Faible peuplement rural, campagnes délaissées et agriculture paysanne déstructurée, freins de l'agrobusiness en République du Congo
Mélanie Favrot  1@  
1 : Laboratoire Population-Environnement-Développement  (LPED)  -  Site web
Institut de recherche pour le développement [IRD], Université de Provence - Aix-Marseille I
Université de Provence - case 10 - 3 place Victor Hugo - 13331 Marseille Cedex 3 -  France

L'augmentation de la population mondiale, la fluctuation des cours des denrées alimentaires et les systèmes d'accès à la terre sont autant de questions qui interrogent le rôle de l'agriculture et du foncier pour accéder à l'autosuffisance alimentaire. Les modèles économiques orthodoxes privilégient l'agro-industrie plutôt que l'agriculture familiale comme mode de production et la propriété privée titrée plutôt que la gestion coutumière comme mode de gestion du foncier. Pourtant aujourd'hui, au sein des organisations onusiennes, ces modèles s'entremêlent et des formes hybrides commencent à être privilégiées.

Dans ce contexte, cette communication questionne la stratégie des acquisitions massives de terres par l'agrobusiness comme moyen d'accéder à l'autosuffisance alimentaire en République du Congo. L'approvisionnement alimentaire du pays, caractérisé par un faible peuplement rural et une paysannerie « liquidée », dépend depuis les années 1970 des importations grâce aux revenus de la rente pétrolière. Conformément aux recommandations internationales, le gouvernement congolais a réformé sa législation foncière en introduisant la titrisation et fait appel aux investisseurs étrangers pour augmenter sa production agricole, sans résultats probants. Depuis 2013, j'ai suivi plusieurs projets agroindustriels sur l'ensemble du pays : de cacaoculture et de palmeraies dans le nord, et de céréaliculture et d'élevage dans le centre et le sud. Chaque territoire s'est vu attribuer des investisseurs prolongeant les trajectoires passées. Depuis la colonisation, les modèles agro-industriels qui ont été développés ont échoué. Des compagnies concessionnaires aux fermes d'Etat, les politiques successives ont progressivement détruit la paysannerie congolaise et instauré une dépendance aux importations alimentaires.

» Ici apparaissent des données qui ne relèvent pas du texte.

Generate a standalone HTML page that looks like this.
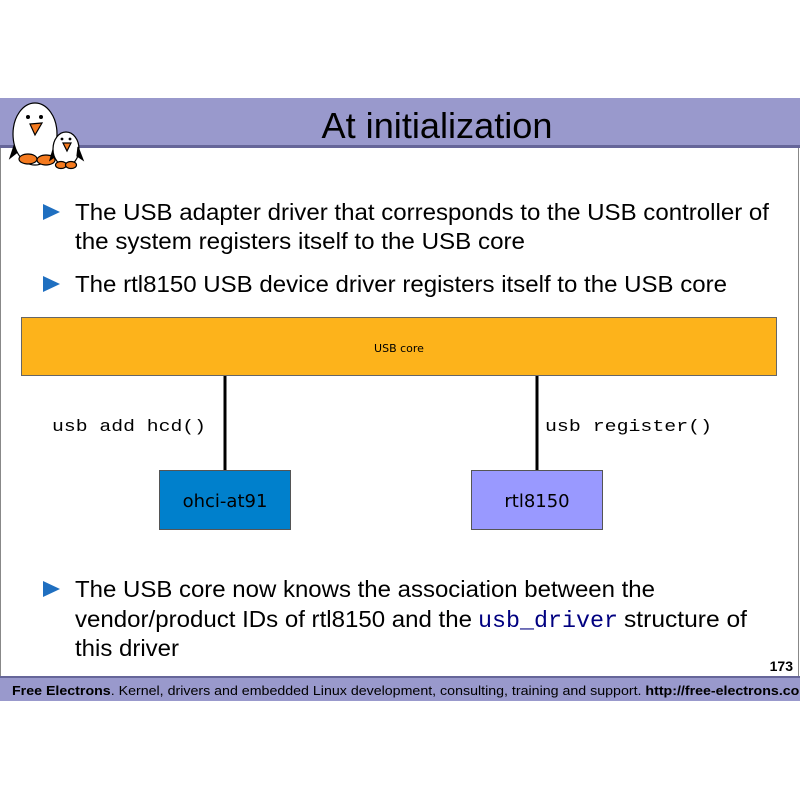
<!DOCTYPE html>
<html><head><meta charset="utf-8"><style>
html,body{margin:0;padding:0;background:#fff}
svg{display:block}
</style></head><body>
<svg width="800" height="800" viewBox="0 0 800 800" xmlns="http://www.w3.org/2000/svg">
<rect x="0" y="0" width="800" height="800" fill="#fff"/>
<!-- header -->
<rect x="0" y="98" width="800" height="48" fill="#9999cc"/>
<rect x="0" y="145" width="800" height="3" fill="#666699"/>
<text x="437" y="138" text-anchor="middle" font-family="Liberation Sans, sans-serif" font-size="36" textLength="231" lengthAdjust="spacingAndGlyphs" fill="#000">At initialization</text>
<!-- frame -->
<line x1="0.5" y1="148" x2="0.5" y2="677" stroke="#888" stroke-width="1"/>
<line x1="798.5" y1="148" x2="798.5" y2="677" stroke="#888" stroke-width="1"/>
<!-- penguins -->
<g stroke="#000" stroke-width="1.2">
<path d="M16 140 L10 158 L20 150 Z" fill="#000"/>
<ellipse cx="35" cy="134" rx="22" ry="31" fill="#fff"/>
<ellipse cx="28" cy="159" rx="9" ry="5" fill="#f47a1f"/>
<ellipse cx="46" cy="160" rx="9" ry="5" fill="#f47a1f"/>
<path d="M30 124 L42 123 L35 135 Z" fill="#f47a1f"/>
<path d="M54 146 L50 160 L60 153 Z" fill="#000"/>
<ellipse cx="66" cy="149" rx="13" ry="17" fill="#fff"/>
<ellipse cx="61" cy="165" rx="5.5" ry="3.5" fill="#f47a1f"/>
<ellipse cx="71" cy="165" rx="5.5" ry="3.5" fill="#f47a1f"/>
<path d="M63 143 L71 143 L67 151 Z" fill="#f47a1f"/>
<path d="M78 147 L83 160 L77 156 Z" fill="#000"/>
</g>
<circle cx="28" cy="117" r="2" fill="#000"/><circle cx="41" cy="117" r="2" fill="#000"/>
<circle cx="62" cy="139" r="1.4" fill="#000"/><circle cx="70" cy="139" r="1.4" fill="#000"/>
<!-- bullets -->
<g fill="#1f6fc0">
<path d="M43 204 L60 212 L43 220 Z"/>
<path d="M43 276 L60 284 L43 292 Z"/>
<path d="M43 581 L60 589 L43 597 Z"/>
</g>
<g font-family="Liberation Sans, sans-serif" font-size="23" fill="#000">
<text x="75" y="220" textLength="694" lengthAdjust="spacingAndGlyphs">The USB adapter driver that corresponds to the USB controller of</text>
<text x="75" y="249" textLength="450" lengthAdjust="spacingAndGlyphs">the system registers itself to the USB core</text>
<text x="75" y="292" textLength="652" lengthAdjust="spacingAndGlyphs">The rtl8150 USB device driver registers itself to the USB core</text>
<text x="75" y="597" textLength="580" lengthAdjust="spacingAndGlyphs">The USB core now knows the association between the</text>
<text x="75" y="627" textLength="397" lengthAdjust="spacingAndGlyphs">vendor/product IDs of rtl8150 and the</text>
<text x="478" y="627" font-family="Liberation Mono, monospace" fill="#000080" textLength="140" lengthAdjust="spacingAndGlyphs">usb_driver</text>
<text x="624" y="627" textLength="123" lengthAdjust="spacingAndGlyphs">structure of</text>
<text x="75" y="656" textLength="104" lengthAdjust="spacingAndGlyphs">this driver</text>
</g>
<!-- diagram -->
<rect x="21.5" y="317.5" width="755" height="58" fill="#fdb31b" stroke="#666" stroke-width="1"/>
<text x="399" y="352" text-anchor="middle" font-family="DejaVu Sans, sans-serif" font-size="11" fill="#000">USB core</text>
<line x1="225" y1="376" x2="225" y2="470" stroke="#000" stroke-width="3"/>
<line x1="537" y1="376" x2="537" y2="470" stroke="#000" stroke-width="3"/>
<g font-family="Liberation Mono, monospace" font-size="17" fill="#000">
<text x="52" y="431" textLength="154" lengthAdjust="spacingAndGlyphs">usb add hcd()</text>
<text x="545" y="431" textLength="167" lengthAdjust="spacingAndGlyphs">usb register()</text>
</g>
<rect x="159.5" y="470.5" width="131" height="59" fill="#0080cc" stroke="#555" stroke-width="1"/>
<rect x="471.5" y="470.5" width="131" height="59" fill="#9999ff" stroke="#555" stroke-width="1"/>
<g font-family="DejaVu Sans, sans-serif" font-size="18" fill="#000" text-anchor="middle">
<text x="225" y="507">ohci-at91</text>
<text x="537" y="507">rtl8150</text>
</g>
<!-- page number / footer -->
<text x="793" y="671" text-anchor="end" font-family="Liberation Sans, sans-serif" font-weight="bold" font-size="14" fill="#000">173</text>
<rect x="0" y="676" width="800" height="2" fill="#666699"/>
<rect x="0" y="678" width="800" height="23" fill="#9999cc"/>
<text x="12" y="695" font-family="Liberation Sans, sans-serif" font-size="13" fill="#000" textLength="800" lengthAdjust="spacingAndGlyphs"><tspan font-weight="bold">Free Electrons</tspan>. Kernel, drivers and embedded Linux development, consulting, training and support. <tspan font-weight="bold">http://free-electrons.com</tspan></text>
</svg>
</body></html>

Deux entreprises privées, Atama Plantation et Eco Oil Energie, ont investi dans la relance des palmeraies, l'une dans une zone de savane et une partie de forêt tropicale, tandis que l'autre réhabilite les anciennes palmeraies abandonnées depuis soixante ans. La CIB-Olam, entreprise forestière dans le nord du pays, a été chargée de la mise en œuvre, avec le gouvernement, du programme national de développement de la cacaoculture. Une production villageoise de cacao avait été entamée pendant la colonisation puis la commercialisation et la logistique avaient été nationalisées à l'indépendance et étaient gérées par l'office national du café et du cacao. La production avait ensuite cessée lors de la libéralisation du pays en 1991. Ces parcours sensiblement identiques de la cacaoculture et du palmier à huile, conduisent aujourd'hui les entreprises à se tourner vers les bailleurs de fonds pour financer les investissements considérables que nécessitent ces cultures dans le nord forestier, très faiblement peuplé et peu doté en infrastructures. Ces bailleurs conditionnent aujourd'hui l'octroi de fonds, à condition d'intégrer des plantations villageoises, ce que les entreprises concèdent progressivement à faire.

Les faibles rendements obtenus par les diverses entreprises étrangères agricoles étudiées, malgré leurs faibles besoins en main d'œuvre, montrent qu'une faible population rurale et paysanne constitue un obstacle à l'intensification agricole. Induisant un faible investissement dans l'aménagement des territoires peu peuplés. Les projets agroindustriels, seuls, ne semblent pas contribuer à l'intensification agricole et au développement local.